Task objective: Write the records out again, precisely as they stand.

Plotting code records
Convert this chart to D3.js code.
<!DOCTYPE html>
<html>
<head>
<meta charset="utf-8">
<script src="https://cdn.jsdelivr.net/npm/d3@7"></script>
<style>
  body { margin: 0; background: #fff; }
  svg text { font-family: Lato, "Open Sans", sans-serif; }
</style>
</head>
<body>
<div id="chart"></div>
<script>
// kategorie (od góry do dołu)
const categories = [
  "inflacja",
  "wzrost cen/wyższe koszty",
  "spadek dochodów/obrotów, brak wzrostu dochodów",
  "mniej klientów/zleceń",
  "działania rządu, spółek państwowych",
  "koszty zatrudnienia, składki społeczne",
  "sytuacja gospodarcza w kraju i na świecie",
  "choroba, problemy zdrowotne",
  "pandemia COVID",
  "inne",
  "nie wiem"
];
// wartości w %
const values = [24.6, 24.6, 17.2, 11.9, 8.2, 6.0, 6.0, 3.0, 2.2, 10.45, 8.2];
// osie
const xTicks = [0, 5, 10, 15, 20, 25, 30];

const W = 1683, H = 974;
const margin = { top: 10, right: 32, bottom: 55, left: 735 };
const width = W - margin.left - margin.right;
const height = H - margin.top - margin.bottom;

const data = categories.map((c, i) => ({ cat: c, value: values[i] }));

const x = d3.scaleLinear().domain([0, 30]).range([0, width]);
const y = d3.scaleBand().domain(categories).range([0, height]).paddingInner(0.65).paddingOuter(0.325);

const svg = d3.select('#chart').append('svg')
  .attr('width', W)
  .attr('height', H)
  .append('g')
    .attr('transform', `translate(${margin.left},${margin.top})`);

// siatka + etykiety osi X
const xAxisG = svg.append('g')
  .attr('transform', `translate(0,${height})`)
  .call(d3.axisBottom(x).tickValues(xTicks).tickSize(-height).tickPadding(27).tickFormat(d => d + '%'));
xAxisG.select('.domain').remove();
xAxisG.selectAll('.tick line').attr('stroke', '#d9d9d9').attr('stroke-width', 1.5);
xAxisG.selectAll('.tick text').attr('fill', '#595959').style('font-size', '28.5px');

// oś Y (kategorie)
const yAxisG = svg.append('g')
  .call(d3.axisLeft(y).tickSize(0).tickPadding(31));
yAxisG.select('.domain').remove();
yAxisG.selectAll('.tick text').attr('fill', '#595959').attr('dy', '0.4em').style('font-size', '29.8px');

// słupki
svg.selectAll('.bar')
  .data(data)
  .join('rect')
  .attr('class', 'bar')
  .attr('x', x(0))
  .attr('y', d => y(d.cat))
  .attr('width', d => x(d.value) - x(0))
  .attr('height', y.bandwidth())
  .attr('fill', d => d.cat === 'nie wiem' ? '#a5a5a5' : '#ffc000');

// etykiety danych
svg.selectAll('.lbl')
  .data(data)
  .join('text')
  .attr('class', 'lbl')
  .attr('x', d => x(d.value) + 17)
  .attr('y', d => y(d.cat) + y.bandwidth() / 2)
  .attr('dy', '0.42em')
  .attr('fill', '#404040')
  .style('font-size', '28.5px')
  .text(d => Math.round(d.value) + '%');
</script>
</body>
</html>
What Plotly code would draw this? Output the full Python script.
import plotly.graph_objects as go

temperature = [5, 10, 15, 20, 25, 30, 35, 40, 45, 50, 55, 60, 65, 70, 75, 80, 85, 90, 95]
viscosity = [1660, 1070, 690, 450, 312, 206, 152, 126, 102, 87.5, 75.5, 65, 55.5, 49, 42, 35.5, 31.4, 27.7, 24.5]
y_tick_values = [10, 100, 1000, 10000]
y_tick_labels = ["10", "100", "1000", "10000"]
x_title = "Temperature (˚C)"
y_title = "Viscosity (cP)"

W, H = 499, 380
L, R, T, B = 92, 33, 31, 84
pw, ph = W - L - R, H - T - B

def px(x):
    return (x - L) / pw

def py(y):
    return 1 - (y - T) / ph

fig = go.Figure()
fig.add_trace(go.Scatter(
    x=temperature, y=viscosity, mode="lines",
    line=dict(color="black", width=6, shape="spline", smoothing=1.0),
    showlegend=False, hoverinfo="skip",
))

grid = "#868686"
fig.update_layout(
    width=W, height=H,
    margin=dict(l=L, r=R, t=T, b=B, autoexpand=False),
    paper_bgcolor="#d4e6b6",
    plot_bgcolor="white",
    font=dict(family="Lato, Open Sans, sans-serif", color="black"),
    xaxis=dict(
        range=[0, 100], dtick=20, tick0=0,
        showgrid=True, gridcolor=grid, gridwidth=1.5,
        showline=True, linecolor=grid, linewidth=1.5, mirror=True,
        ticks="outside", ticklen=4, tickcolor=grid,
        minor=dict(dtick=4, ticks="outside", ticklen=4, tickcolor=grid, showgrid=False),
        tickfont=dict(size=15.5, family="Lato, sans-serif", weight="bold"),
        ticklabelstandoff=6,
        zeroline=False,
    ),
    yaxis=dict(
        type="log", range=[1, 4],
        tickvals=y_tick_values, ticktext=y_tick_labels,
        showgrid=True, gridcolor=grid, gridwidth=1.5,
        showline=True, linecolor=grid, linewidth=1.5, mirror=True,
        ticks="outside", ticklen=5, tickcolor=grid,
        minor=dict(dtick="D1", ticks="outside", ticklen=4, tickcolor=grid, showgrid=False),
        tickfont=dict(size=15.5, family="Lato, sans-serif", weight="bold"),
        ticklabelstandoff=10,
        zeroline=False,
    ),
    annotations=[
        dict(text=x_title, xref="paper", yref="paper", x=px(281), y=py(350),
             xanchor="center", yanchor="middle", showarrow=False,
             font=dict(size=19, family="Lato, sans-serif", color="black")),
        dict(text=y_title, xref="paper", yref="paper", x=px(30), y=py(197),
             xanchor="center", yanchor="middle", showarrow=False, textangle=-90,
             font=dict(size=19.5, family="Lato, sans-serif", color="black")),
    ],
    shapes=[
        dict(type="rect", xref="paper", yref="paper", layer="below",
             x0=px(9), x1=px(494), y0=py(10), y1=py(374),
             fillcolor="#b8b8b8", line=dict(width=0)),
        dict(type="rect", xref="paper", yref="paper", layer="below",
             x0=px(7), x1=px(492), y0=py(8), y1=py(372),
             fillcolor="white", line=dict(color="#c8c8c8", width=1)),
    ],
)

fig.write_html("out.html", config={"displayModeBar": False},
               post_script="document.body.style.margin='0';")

Complete response:
Convert this chart to D3.js code.
<!DOCTYPE html>
<html>
<head>
<meta charset="utf-8">
<script src="https://cdn.jsdelivr.net/npm/d3@7"></script>
<style>
  body { margin: 0; background: #fff; }
  svg text { font-family: Lato, "Open Sans", sans-serif; }
</style>
</head>
<body>
<div id="chart"></div>
<script>
// kategorie (od góry do dołu)
const categories = [
  "inflacja",
  "wzrost cen/wyższe koszty",
  "spadek dochodów/obrotów, brak wzrostu dochodów",
  "mniej klientów/zleceń",
  "działania rządu, spółek państwowych",
  "koszty zatrudnienia, składki społeczne",
  "sytuacja gospodarcza w kraju i na świecie",
  "choroba, problemy zdrowotne",
  "pandemia COVID",
  "inne",
  "nie wiem"
];
// wartości w %
const values = [24.6, 24.6, 17.2, 11.9, 8.2, 6.0, 6.0, 3.0, 2.2, 10.45, 8.2];
// osie
const xTicks = [0, 5, 10, 15, 20, 25, 30];

const W = 1683, H = 974;
const margin = { top: 10, right: 32, bottom: 55, left: 735 };
const width = W - margin.left - margin.right;
const height = H - margin.top - margin.bottom;

const data = categories.map((c, i) => ({ cat: c, value: values[i] }));

const x = d3.scaleLinear().domain([0, 30]).range([0, width]);
const y = d3.scaleBand().domain(categories).range([0, height]).paddingInner(0.65).paddingOuter(0.325);

const svg = d3.select('#chart').append('svg')
  .attr('width', W)
  .attr('height', H)
  .append('g')
    .attr('transform', `translate(${margin.left},${margin.top})`);

// siatka + etykiety osi X
const xAxisG = svg.append('g')
  .attr('transform', `translate(0,${height})`)
  .call(d3.axisBottom(x).tickValues(xTicks).tickSize(-height).tickPadding(27).tickFormat(d => d + '%'));
xAxisG.select('.domain').remove();
xAxisG.selectAll('.tick line').attr('stroke', '#d9d9d9').attr('stroke-width', 1.5);
xAxisG.selectAll('.tick text').attr('fill', '#595959').style('font-size', '28.5px');

// oś Y (kategorie)
const yAxisG = svg.append('g')
  .call(d3.axisLeft(y).tickSize(0).tickPadding(31));
yAxisG.select('.domain').remove();
yAxisG.selectAll('.tick text').attr('fill', '#595959').attr('dy', '0.4em').style('font-size', '29.8px');

// słupki
svg.selectAll('.bar')
  .data(data)
  .join('rect')
  .attr('class', 'bar')
  .attr('x', x(0))
  .attr('y', d => y(d.cat))
  .attr('width', d => x(d.value) - x(0))
  .attr('height', y.bandwidth())
  .attr('fill', d => d.cat === 'nie wiem' ? '#a5a5a5' : '#ffc000');

// etykiety danych
svg.selectAll('.lbl')
  .data(data)
  .join('text')
  .attr('class', 'lbl')
  .attr('x', d => x(d.value) + 17)
  .attr('y', d => y(d.cat) + y.bandwidth() / 2)
  .attr('dy', '0.42em')
  .attr('fill', '#404040')
  .style('font-size', '28.5px')
  .text(d => Math.round(d.value) + '%');
</script>
</body>
</html>
What Plotly code would draw this? Output the full Python script.
import plotly.graph_objects as go

temperature = [5, 10, 15, 20, 25, 30, 35, 40, 45, 50, 55, 60, 65, 70, 75, 80, 85, 90, 95]
viscosity = [1660, 1070, 690, 450, 312, 206, 152, 126, 102, 87.5, 75.5, 65, 55.5, 49, 42, 35.5, 31.4, 27.7, 24.5]
y_tick_values = [10, 100, 1000, 10000]
y_tick_labels = ["10", "100", "1000", "10000"]
x_title = "Temperature (˚C)"
y_title = "Viscosity (cP)"

W, H = 499, 380
L, R, T, B = 92, 33, 31, 84
pw, ph = W - L - R, H - T - B

def px(x):
    return (x - L) / pw

def py(y):
    return 1 - (y - T) / ph

fig = go.Figure()
fig.add_trace(go.Scatter(
    x=temperature, y=viscosity, mode="lines",
    line=dict(color="black", width=6, shape="spline", smoothing=1.0),
    showlegend=False, hoverinfo="skip",
))

grid = "#868686"
fig.update_layout(
    width=W, height=H,
    margin=dict(l=L, r=R, t=T, b=B, autoexpand=False),
    paper_bgcolor="#d4e6b6",
    plot_bgcolor="white",
    font=dict(family="Lato, Open Sans, sans-serif", color="black"),
    xaxis=dict(
        range=[0, 100], dtick=20, tick0=0,
        showgrid=True, gridcolor=grid, gridwidth=1.5,
        showline=True, linecolor=grid, linewidth=1.5, mirror=True,
        ticks="outside", ticklen=4, tickcolor=grid,
        minor=dict(dtick=4, ticks="outside", ticklen=4, tickcolor=grid, showgrid=False),
        tickfont=dict(size=15.5, family="Lato, sans-serif", weight="bold"),
        ticklabelstandoff=6,
        zeroline=False,
    ),
    yaxis=dict(
        type="log", range=[1, 4],
        tickvals=y_tick_values, ticktext=y_tick_labels,
        showgrid=True, gridcolor=grid, gridwidth=1.5,
        showline=True, linecolor=grid, linewidth=1.5, mirror=True,
        ticks="outside", ticklen=5, tickcolor=grid,
        minor=dict(dtick="D1", ticks="outside", ticklen=4, tickcolor=grid, showgrid=False),
        tickfont=dict(size=15.5, family="Lato, sans-serif", weight="bold"),
        ticklabelstandoff=10,
        zeroline=False,
    ),
    annotations=[
        dict(text=x_title, xref="paper", yref="paper", x=px(281), y=py(350),
             xanchor="center", yanchor="middle", showarrow=False,
             font=dict(size=19, family="Lato, sans-serif", color="black")),
        dict(text=y_title, xref="paper", yref="paper", x=px(30), y=py(197),
             xanchor="center", yanchor="middle", showarrow=False, textangle=-90,
             font=dict(size=19.5, family="Lato, sans-serif", color="black")),
    ],
    shapes=[
        dict(type="rect", xref="paper", yref="paper", layer="below",
             x0=px(9), x1=px(494), y0=py(10), y1=py(374),
             fillcolor="#b8b8b8", line=dict(width=0)),
        dict(type="rect", xref="paper", yref="paper", layer="below",
             x0=px(7), x1=px(492), y0=py(8), y1=py(372),
             fillcolor="white", line=dict(color="#c8c8c8", width=1)),
    ],
)

fig.write_html("out.html", config={"displayModeBar": False},
               post_script="document.body.style.margin='0';")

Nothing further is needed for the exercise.